Did You Ever Have a Family
Bill Clegg
[Jonathan Cape]
Did You Ever Have a Family is the kind of novel you want to love. Witness its beautifully illustrated cover depicting a flaming country house against a smoke-filled orange sky. Does it not appear stark and poignant, perhaps wistfully mournful? Notice the lack of a question mark in the title question. Does that not seem like the kind of bold, purposeful choice only an assured writer would make? Read the rave reviews describing it as ‘an elegiac study of small-town Connecticut life in the aftermath of tragedy’. Are you not expecting silently grieving mothers and satisfyingly melancholy, lyrical descriptions of a snowy New England town, just the thing for a cold winter evening?
Well, be careful what you wish for.
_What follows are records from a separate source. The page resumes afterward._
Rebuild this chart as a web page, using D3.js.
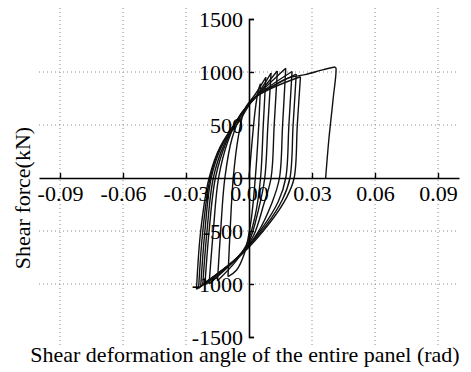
<!DOCTYPE html>
<html>
<head>
<meta charset="utf-8">
<script src="https://cdn.jsdelivr.net/npm/d3@7"></script>
<style>
  body { margin: 0; background: #fff; }
  svg { display: block; }
</style>
</head>
<body>
<div id="chart"></div>
<script>
// Ticks
const xTicks = [-0.09, -0.06, -0.03, 0, 0.03, 0.06, 0.09];
const yTicks = [-1500, -1000, -500, 0, 500, 1000, 1500];
const xGrid = [-0.09, -0.06, -0.03, 0.03, 0.06, 0.09];
const yGrid = [-1000, -500, 500, 1000];

// Hysteresis cycles: [angle (rad), force (kN)]
// each cycle = [loading branch up to + peak, unloading branch down to - peak]
const cycle1 = [
  [[0, 0], [0.0015, 350], [0.003, 650], [0.0045, 830], [0.0055, 890]],
  [[0.0055, 890], [0.0045, 450], [0.003, 0], [0.001, -400], [-0.002, -700], [-0.006, -870], [-0.010, -930]]
];
const cycle2 = [
  [[-0.010, -930], [-0.009, -500], [-0.0075, 0], [-0.005, 400], [-0.002, 650], [0.003, 790], [0.008, 950]],
  [[0.008, 950], [0.0068, 500], [0.0055, 0], [0.003, -350], [-0.001, -620], [-0.006, -780], [-0.015, -970]]
];
const cycle3 = [
  [[-0.015, -970], [-0.0135, -500], [-0.0115, 0], [-0.008, 380], [-0.003, 620], [0.003, 760], [0.0105, 990]],
  [[0.0105, 990], [0.009, 500], [0.0075, 0], [0.0045, -300], [0.0, -600], [-0.006, -760], [-0.019, -1000]]
];
const cycle4 = [
  [[-0.019, -1000], [-0.017, -500], [-0.0145, 0], [-0.010, 350], [-0.004, 600], [0.003, 760], [0.0135, 1010]],
  [[0.0135, 1010], [0.012, 500], [0.0105, 0], [0.007, -250], [0.002, -550], [-0.005, -740], [-0.021, -1010]]
];
const cycle5 = [
  [[-0.021, -1010], [-0.019, -500], [-0.016, 0], [-0.011, 330], [-0.004, 600], [0.003, 760], [0.0175, 1035]],
  [[0.0175, 1035], [0.016, 500], [0.0145, 0], [0.011, -230], [0.004, -520], [-0.005, -740], [-0.022, -1000]]
];
const cycle6 = [
  [[-0.022, -1000], [-0.020, -500], [-0.017, 0], [-0.012, 310], [-0.004, 590], [0.003, 760], [0.0205, 1005]],
  [[0.0205, 1005], [0.019, 500], [0.0175, 0], [0.014, -220], [0.006, -480], [-0.005, -740], [-0.023, -1020]]
];
const cycle7 = [
  [[-0.023, -1020], [-0.021, -500], [-0.018, 0], [-0.013, 300], [-0.004, 590], [0.003, 760], [0.0225, 980]],
  [[0.0225, 980], [0.021, 500], [0.0195, 0], [0.016, -200], [0.008, -450], [-0.005, -740], [-0.024, -1040]]
];
const cycle8 = [
  [[-0.024, -1040], [-0.022, -500], [-0.0185, 0], [-0.0135, 300], [-0.005, 560], [0.003, 760], [0.0245, 955]],
  [[0.0245, 955], [0.023, 500], [0.0215, 0], [0.018, -180], [0.010, -420], [-0.004, -730], [-0.025, -1050]]
];
const finalPush = [
  [[-0.025, -1050], [-0.023, -500], [-0.019, 0], [-0.0135, 300], [-0.0052, 520], [0.003, 764],
   [0.0105, 858], [0.0186, 943], [0.0267, 975], [0.035, 1020], [0.041, 1047]],
  [[0.041, 1047], [0.0414, 1037], [0.040, 735], [0.038, 358], [0.0365, 0]]
];
const cycles = [cycle1, cycle2, cycle3, cycle4, cycle5, cycle6, cycle7, cycle8, finalPush];

const W = 471, H = 372;
const font = "'Liberation Serif', 'Times New Roman', serif";

const svg = d3.select('#chart').append('svg')
  .attr('width', W)
  .attr('height', H)
  .style('background', '#fff');

const x = d3.scaleLinear().domain([-0.1, 0.1]).range([39, 459]);
const y = d3.scaleLinear().domain([-1500, 1500]).range([337, 19]);

// dotted grid
svg.append('g').selectAll('line')
  .data(xGrid)
  .join('line')
  .attr('x1', d => x(d)).attr('x2', d => x(d))
  .attr('y1', 8).attr('y2', 346)
  .attr('stroke', '#8a8a8a')
  .attr('stroke-width', 1)
  .attr('stroke-dasharray', '1,3');

svg.append('g').selectAll('line')
  .data(yGrid)
  .join('line')
  .attr('x1', x(-0.1)).attr('x2', x(0.1))
  .attr('y1', d => y(d)).attr('y2', d => y(d))
  .attr('stroke', '#8a8a8a')
  .attr('stroke-width', 1)
  .attr('stroke-dasharray', '1,3');

// hysteresis curves
const line = d3.line()
  .x(d => x(d[0]))
  .y(d => y(d[1]))
  .curve(d3.curveCatmullRom.alpha(0.5));

const curves = svg.append('g');
cycles.forEach(c => {
  c.forEach(branch => {
    curves.append('path')
      .datum(branch)
      .attr('d', line)
      .attr('fill', 'none')
      .attr('stroke', '#111')
      .attr('stroke-width', 1.4);
  });
});

// x axis through zero
const xAxis = d3.axisBottom(x)
  .tickValues(xTicks)
  .tickSizeInner(-5)
  .tickSizeOuter(0)
  .tickPadding(7)
  .tickFormat(d => d.toFixed(2));

const gx = svg.append('g')
  .attr('transform', `translate(0,${y(0)})`)
  .call(xAxis);

// y axis through zero
const yAxis = d3.axisLeft(y)
  .tickValues(yTicks)
  .tickSizeInner(-5)
  .tickSizeOuter(-5)
  .tickPadding(6)
  .tickFormat(d => String(d));

const gy = svg.append('g')
  .attr('transform', `translate(${x(0)},0)`)
  .call(yAxis);

[gx, gy].forEach(g => {
  g.select('.domain').attr('stroke', '#000').attr('stroke-width', 1.6);
  g.selectAll('.tick line').attr('stroke', '#000').attr('stroke-width', 1.4);
  g.selectAll('.tick text')
    .style('font-family', font)
    .style('font-size', '22px')
    .attr('fill', '#000');
});

// axis titles
svg.append('text')
  .attr('x', 245)
  .attr('y', 362)
  .attr('text-anchor', 'middle')
  .style('font-family', font)
  .style('font-size', '22px')
  .text('Shear deformation angle of the entire panel (rad)');

svg.append('text')
  .attr('transform', 'translate(30,198) rotate(-90)')
  .attr('text-anchor', 'middle')
  .style('font-family', font)
  .style('font-size', '22px')
  .text('Shear force(kN)');
</script>
</body>
</html>
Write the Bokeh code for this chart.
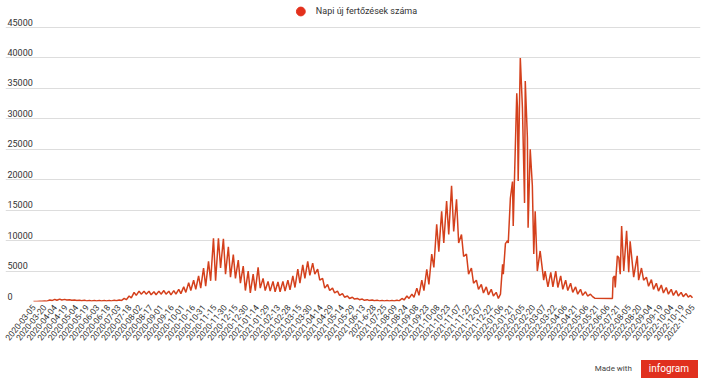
import math
from bokeh.plotting import figure
from bokeh.models import FixedTicker, Range1d, Legend, LegendItem, Div
from bokeh.layouts import column
from bokeh.core.properties import value
from bokeh.embed import file_html
from bokeh.resources import INLINE

series_name = "Napi új fertőzések száma"

# weekly high / low values (weeks 0..93, from 2020-03-05)
weekly_peaks = [20, 50, 100, 250, 350, 400, 350, 300, 250, 200,
                200, 150, 150, 150, 150, 150, 200, 250, 500, 900,
                1500, 1700, 1700, 1700, 1600, 1700, 1800, 1700, 1800, 2000,
                2400, 3100, 3500, 4200, 5500, 6600, 10400, 10400, 10300, 9000,
                7700, 6800, 5800, 5000, 4500, 5600, 3800, 3300, 3300, 3200,
                3300, 3500, 4200, 5300, 6000, 6600, 6300, 5300, 3800, 2800,
                2200, 1700, 1300, 900, 700, 500, 400, 300, 250, 200,
                150, 150, 150, 200, 500, 900, 1200, 2200, 3500, 5300,
                7800, 12700, 14800, 16500, 19000, 16800, 11000, 7800, 5500, 3500,
                2800, 2400, 2000, 1500]
weekly_troughs = [10, 30, 60, 150, 200, 250, 250, 200, 150, 120,
                  100, 80, 80, 80, 80, 100, 120, 150, 300, 600,
                  1000, 1200, 1200, 1100, 1100, 1200, 1200, 1100, 1200, 1300,
                  1500, 1800, 2000, 2200, 2500, 3400, 3400, 5500, 4500, 4000,
                  3800, 3000, 1800, 1400, 1800, 2200, 1800, 1700, 1600, 1600,
                  1700, 1900, 2300, 3000, 3800, 4300, 4500, 3500, 2200, 1800,
                  1400, 1000, 700, 500, 400, 300, 200, 150, 120, 100,
                  80, 80, 80, 100, 250, 500, 700, 1000, 1800, 2800,
                  5600, 8200, 9600, 11000, 11500, 9600, 7400, 4500, 3000, 2000,
                  1400, 1100, 900, 500]

# later part (row index in the data table, value)
tail_rows = [659, 662, 663, 666, 669, 670, 673, 676, 677, 682,
             683, 684, 687, 690, 693, 694, 697, 698, 701, 704,
             706, 708, 711, 715, 720, 722, 726, 730, 733, 737,
             740, 744, 747, 751, 754, 758, 761, 765, 768, 772,
             775, 779, 782, 786, 789, 792, 817, 818, 820, 821,
             824, 826, 828, 830, 833, 837, 840, 842, 847, 852,
             854, 858, 861, 865, 868, 872, 875, 879, 882, 886,
             889, 893, 896, 900, 903, 907, 910, 914, 917, 921,
             924, 927, 930]
tail_values = [1200, 6100, 4500, 9500, 10000, 9600, 17000, 19700, 12400, 34200,
               31800, 19800, 40000, 31800, 16200, 36200, 26900, 12100, 25000, 19000,
               7800, 14800, 5000, 8300, 3500, 5000, 2400, 4800, 2400, 5000,
               2300, 4200, 2000, 3500, 1800, 3000, 1500, 2400, 1200, 2000,
               1000, 1600, 900, 1200, 800, 550, 500, 3900, 4200, 2300,
               7500, 7200, 4500, 12400, 5000, 11600, 4800, 9900, 4000, 7500,
               3500, 5500, 3500, 4000, 2500, 3600, 2000, 3000, 1700, 2700,
               1400, 2300, 1200, 2000, 1000, 1800, 900, 1500, 800, 1300,
               700, 1000, 600]

tick_labels = [
    "2020-03-05", "2020-03-20", "2020-04-04", "2020-04-19", "2020-05-04", "2020-05-19",
    "2020-06-03", "2020-06-18", "2020-07-03", "2020-07-18", "2020-08-02", "2020-08-17",
    "2020-09-01", "2020-09-16", "2020-10-01", "2020-10-16", "2020-10-31", "2020-11-15",
    "2020-11-30", "2020-12-15", "2020-12-30", "2021-01-14", "2021-01-29", "2021-02-13",
    "2021-02-28", "2021-03-15", "2021-03-30", "2021-04-14", "2021-04-29", "2021-05-14",
    "2021-05-29", "2021-06-13", "2021-6-28", "2021-07-25", "2021-08-09", "2021-08-24",
    "2021-09-08", "2021-09-23", "2021-10-08", "2021-10-23", "2021-11-07", "2021-11-22",
    "2021-12-07", "2021-12-22", "2022-01-06", "2022-01-21", "2022-02-05", "2022-02-20",
    "2022-03-07", "2022-03-22", "2022-04-06", "2022-04-21", "2022-05-06", "2022-05-21",
    "2022-06-06", "2022-07-21", "2022-08-05", "2022-08-20", "2022-09-04", "2022-09-19",
    "2022-10-04", "2022-10-19", "2022-11-05"]

y_ticks = [0, 5000, 10000, 15000, 20000, 25000, 30000, 35000, 40000, 45000]

assert len(weekly_peaks) == len(weekly_troughs)
assert len(tail_rows) == len(tail_values)

rows = [0]
vals = [0]
for w, (pk, tr) in enumerate(zip(weekly_peaks, weekly_troughs)):
    rows += [7 * w + 2, 7 * w + 5]
    vals += [pk, tr]
rows += tail_rows
vals += tail_values

last_row = tail_rows[-1]
tick_pos = [15 * i for i in range(len(tick_labels) - 1)] + [last_row]

FONT = "Roboto"
x_start, x_end = -39.5, last_row + 11.3

p = figure(width=714, height=352, output_backend="svg", toolbar_location=None,
           x_range=Range1d(x_start, x_end), y_range=Range1d(0, 49442),
           min_border_left=5, min_border_right=14, min_border_top=0,
           min_border_bottom=51)
p.outline_line_color = None
p.background_fill_color = "white"
p.border_fill_color = "white"

p.xgrid.grid_line_color = None
p.yaxis.visible = False
p.ygrid.ticker = FixedTicker(ticks=y_ticks)
p.ygrid.grid_line_color = "#dddddd"
p.ygrid.grid_line_width = 1

p.line(rows, vals, line_color="#d4401c", line_width=1.5)

p.text(x=[x_start] * len(y_ticks), y=y_ticks, text=[str(t) for t in y_ticks],
       text_font=value(FONT), text_font_size="9px", text_color="#333333",
       text_align="left", text_baseline="bottom", x_offset=2, y_offset=-2)

xa = p.xaxis[0]
xa.ticker = FixedTicker(ticks=tick_pos)
xa.major_label_overrides = {pos: lab for pos, lab in zip(tick_pos, tick_labels)}
xa.major_label_orientation = 0.9
xa.major_label_text_font = FONT
xa.major_label_text_font_size = "8.5px"
xa.major_label_text_color = "#333333"
xa.axis_line_color = None
xa.major_tick_line_color = None
xa.minor_tick_line_color = None
xa.major_tick_out = 0
xa.major_label_standoff = 4

nan = float("nan")
dummy = p.scatter(x=[nan], y=[nan], size=10, fill_color="#e3301c", line_color="#e3301c")
legend = Legend(items=[LegendItem(label=series_name, renderers=[dummy])],
                location="top_center", orientation="horizontal",
                glyph_width=24, glyph_height=22, padding=0, margin=0,
                label_text_font=FONT, label_text_font_size="9px",
                label_text_color="#333333", border_line_color=None,
                background_fill_alpha=0, label_standoff=4)
p.add_layout(legend)

footer = Div(
    text=('<div style="display:flex;justify-content:flex-end;align-items:center;'
          'width:714px;height:33px;box-sizing:border-box;padding-right:16px;'
          'font-family:Roboto;">'
          '<span style="font-size:8px;color:#444444;margin-right:9px;">Made with</span>'
          '<span style="font-size:10px;color:white;background:#e0301e;'
          'padding:3px 9px 3px 8px;line-height:12px;">infogram</span></div>'),
    width=714, height=33, margin=0)

layout = column(p, footer, spacing=0, margin=0)
open("out.html", "w").write(file_html(layout, INLINE))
The novel is a little too cosily aligned with its readers’ expectations. When I say this is the kind of book literary magazines would call ‘quietly powerful’, I do not mean it in a kind way. In fact, one gets the impression that, as Clegg was putting pen to paper, he was already patting himself on the back, *anticipating* the words ‘quietly powerful’. The book centres on June Reid, who loses her entire family in a fire, but it also follows an array of townies whose relevance to the main plot ranges from tangential to nonexistent. Dialogue is sparse. Basically, the entire volume consists of sentences such as these: ‘She looked at the light brick buildings, the buses, the American flag dangling from a white pole. Nothing was familiar.’ and ‘The cool air against her neck feels good. She walks quickly and wipes the sweat from her forehead.’
Small, private epiphanies abound: ‘We never pay attention to the right things, she thinks.’ ‘I’m here, she thinks, and relaxes again into the mattress.’ ‘The birds see everything, she thinks.’ All the while, one frustrated reader cannot help but *think* that someone ought to stop thinking and instead say or do something in this novel, for crying out loud.